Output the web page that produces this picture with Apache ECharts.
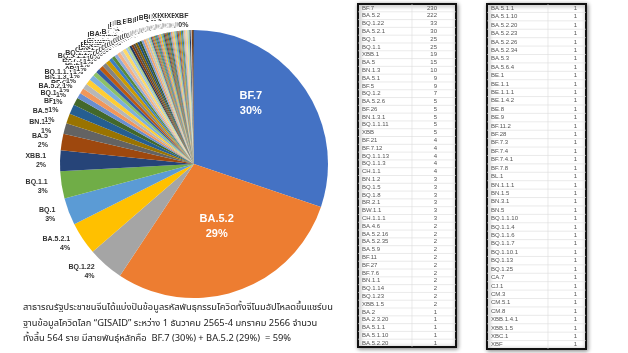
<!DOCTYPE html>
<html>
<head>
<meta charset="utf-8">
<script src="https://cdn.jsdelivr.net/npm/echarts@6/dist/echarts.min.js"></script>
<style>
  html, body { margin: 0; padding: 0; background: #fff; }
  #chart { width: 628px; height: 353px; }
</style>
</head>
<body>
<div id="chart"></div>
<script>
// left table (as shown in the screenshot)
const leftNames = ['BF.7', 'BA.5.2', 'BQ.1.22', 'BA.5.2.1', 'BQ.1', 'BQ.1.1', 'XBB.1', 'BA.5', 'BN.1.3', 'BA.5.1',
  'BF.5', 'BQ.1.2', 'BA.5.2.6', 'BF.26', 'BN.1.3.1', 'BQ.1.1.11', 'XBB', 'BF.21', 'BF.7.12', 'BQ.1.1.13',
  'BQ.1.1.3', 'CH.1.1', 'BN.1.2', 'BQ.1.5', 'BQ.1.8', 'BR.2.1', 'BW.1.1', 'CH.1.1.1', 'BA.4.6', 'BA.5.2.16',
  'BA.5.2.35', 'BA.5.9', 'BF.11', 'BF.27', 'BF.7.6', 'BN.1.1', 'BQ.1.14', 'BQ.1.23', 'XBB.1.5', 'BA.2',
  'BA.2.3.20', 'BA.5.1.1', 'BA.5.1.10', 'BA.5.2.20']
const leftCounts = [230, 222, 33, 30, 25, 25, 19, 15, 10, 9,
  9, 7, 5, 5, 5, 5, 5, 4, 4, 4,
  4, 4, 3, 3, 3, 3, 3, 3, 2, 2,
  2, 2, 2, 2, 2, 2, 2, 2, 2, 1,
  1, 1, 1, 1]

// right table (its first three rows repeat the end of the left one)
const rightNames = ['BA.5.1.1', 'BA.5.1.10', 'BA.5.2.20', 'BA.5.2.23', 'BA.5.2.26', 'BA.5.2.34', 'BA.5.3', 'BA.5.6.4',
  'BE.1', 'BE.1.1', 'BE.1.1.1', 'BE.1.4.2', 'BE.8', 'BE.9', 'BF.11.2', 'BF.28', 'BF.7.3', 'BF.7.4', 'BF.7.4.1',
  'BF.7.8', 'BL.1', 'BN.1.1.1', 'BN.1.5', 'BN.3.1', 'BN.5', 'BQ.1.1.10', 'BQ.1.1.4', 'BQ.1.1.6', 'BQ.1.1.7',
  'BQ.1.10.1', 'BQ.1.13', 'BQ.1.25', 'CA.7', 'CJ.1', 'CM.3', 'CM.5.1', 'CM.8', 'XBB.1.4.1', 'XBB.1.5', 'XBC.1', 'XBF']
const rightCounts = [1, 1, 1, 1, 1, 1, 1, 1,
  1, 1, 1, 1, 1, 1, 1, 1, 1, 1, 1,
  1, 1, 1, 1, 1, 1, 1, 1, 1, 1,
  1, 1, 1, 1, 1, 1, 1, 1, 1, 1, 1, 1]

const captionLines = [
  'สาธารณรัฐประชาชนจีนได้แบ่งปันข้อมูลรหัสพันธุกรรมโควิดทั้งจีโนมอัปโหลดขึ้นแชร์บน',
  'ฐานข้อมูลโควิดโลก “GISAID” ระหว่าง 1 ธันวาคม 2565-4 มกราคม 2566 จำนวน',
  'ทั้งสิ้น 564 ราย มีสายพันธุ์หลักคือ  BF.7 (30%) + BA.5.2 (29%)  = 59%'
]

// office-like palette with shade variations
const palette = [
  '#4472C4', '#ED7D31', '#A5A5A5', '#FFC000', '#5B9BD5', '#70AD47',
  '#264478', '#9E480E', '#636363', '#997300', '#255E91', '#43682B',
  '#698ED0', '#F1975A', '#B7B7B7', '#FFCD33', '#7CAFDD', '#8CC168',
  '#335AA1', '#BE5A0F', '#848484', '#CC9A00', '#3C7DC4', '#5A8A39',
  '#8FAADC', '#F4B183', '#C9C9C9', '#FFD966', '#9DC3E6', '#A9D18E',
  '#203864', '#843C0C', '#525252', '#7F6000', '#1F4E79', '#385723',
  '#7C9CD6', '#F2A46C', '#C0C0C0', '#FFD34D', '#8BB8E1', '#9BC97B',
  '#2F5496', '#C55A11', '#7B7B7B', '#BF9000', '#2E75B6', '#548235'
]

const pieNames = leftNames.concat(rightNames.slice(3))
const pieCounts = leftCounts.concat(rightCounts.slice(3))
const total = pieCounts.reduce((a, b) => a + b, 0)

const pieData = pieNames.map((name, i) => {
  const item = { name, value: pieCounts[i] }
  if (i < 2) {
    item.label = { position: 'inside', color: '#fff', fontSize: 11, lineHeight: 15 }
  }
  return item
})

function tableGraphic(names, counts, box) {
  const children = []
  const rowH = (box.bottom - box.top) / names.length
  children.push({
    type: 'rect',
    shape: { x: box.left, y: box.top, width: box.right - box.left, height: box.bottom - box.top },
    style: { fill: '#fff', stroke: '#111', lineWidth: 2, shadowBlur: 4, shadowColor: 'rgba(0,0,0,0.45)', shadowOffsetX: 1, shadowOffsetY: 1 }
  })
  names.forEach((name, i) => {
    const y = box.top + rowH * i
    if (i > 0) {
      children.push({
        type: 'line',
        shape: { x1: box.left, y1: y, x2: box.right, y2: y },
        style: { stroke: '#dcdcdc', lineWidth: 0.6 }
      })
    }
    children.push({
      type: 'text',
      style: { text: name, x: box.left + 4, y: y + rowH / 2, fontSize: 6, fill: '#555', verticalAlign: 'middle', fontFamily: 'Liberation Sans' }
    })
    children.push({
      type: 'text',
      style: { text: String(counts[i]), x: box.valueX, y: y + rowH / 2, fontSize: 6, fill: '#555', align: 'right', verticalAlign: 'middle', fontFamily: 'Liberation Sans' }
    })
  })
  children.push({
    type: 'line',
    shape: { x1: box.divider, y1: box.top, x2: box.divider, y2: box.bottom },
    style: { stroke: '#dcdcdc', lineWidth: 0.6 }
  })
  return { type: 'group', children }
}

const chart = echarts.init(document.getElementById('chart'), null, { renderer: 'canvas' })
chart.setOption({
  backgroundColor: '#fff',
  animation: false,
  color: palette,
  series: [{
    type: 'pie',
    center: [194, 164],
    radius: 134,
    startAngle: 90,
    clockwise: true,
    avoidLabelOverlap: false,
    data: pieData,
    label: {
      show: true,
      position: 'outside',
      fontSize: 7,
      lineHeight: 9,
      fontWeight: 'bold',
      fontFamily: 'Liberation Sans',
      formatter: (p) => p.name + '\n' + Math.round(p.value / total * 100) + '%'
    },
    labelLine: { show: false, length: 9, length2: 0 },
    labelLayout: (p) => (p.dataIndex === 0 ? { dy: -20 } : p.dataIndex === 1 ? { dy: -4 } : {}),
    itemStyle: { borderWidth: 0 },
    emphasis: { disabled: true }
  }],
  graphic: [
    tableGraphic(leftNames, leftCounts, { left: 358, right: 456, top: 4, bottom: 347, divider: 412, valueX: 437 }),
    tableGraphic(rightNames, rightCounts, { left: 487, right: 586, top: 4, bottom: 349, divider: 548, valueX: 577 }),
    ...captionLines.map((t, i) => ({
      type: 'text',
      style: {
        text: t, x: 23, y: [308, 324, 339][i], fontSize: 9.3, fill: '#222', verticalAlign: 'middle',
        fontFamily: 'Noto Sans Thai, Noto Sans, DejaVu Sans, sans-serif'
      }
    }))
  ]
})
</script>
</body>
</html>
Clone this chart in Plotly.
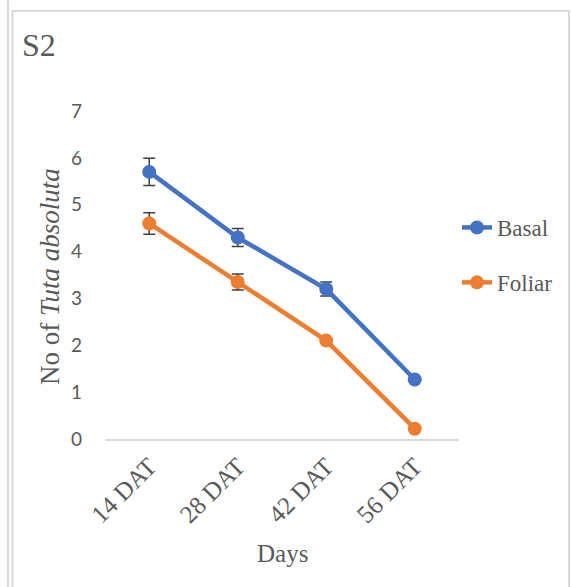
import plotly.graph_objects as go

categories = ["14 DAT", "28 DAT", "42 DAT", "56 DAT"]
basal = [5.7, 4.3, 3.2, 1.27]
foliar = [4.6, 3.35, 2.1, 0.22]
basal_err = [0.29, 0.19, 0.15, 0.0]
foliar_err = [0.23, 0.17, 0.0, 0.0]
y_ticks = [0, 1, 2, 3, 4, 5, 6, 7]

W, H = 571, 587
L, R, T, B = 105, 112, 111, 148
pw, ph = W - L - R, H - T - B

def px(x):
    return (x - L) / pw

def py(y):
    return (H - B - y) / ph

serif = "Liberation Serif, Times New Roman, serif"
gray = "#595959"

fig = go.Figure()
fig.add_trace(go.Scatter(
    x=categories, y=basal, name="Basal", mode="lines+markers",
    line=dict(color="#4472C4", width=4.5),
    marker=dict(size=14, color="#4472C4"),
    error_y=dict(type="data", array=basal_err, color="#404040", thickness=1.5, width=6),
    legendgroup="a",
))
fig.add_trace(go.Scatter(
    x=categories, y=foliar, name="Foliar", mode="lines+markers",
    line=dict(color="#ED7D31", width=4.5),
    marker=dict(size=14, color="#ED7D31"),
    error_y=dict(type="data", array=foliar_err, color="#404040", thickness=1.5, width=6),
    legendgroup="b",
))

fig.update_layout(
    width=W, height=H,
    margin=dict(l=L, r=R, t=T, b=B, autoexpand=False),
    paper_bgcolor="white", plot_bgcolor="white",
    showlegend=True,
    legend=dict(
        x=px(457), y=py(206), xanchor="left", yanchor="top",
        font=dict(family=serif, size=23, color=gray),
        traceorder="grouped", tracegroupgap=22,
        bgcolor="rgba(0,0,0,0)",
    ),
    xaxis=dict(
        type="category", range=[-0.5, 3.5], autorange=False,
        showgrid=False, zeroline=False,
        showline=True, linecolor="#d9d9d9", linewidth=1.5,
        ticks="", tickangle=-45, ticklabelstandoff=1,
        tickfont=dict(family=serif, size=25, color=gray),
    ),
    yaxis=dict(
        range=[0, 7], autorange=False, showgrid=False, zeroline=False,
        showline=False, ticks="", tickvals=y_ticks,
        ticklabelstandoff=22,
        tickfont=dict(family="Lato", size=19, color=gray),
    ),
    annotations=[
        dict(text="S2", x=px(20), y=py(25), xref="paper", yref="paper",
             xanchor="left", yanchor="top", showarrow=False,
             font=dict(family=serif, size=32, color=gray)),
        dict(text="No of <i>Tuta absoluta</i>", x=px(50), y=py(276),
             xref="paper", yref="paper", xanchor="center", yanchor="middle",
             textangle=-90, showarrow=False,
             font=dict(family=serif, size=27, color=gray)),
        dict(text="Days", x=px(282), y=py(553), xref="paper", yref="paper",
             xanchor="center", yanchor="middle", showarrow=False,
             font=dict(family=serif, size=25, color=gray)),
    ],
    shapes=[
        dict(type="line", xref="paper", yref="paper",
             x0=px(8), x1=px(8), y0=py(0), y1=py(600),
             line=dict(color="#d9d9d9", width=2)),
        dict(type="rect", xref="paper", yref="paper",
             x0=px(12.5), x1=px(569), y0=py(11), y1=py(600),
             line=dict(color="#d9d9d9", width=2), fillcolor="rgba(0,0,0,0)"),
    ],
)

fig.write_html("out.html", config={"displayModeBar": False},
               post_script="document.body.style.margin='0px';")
────────────────
» What to do
Report every line containing the word "with" from the listing above.

» Answer to the exercise
Output the web page that produces this picture with Apache ECharts.
// office-like palette with shade variations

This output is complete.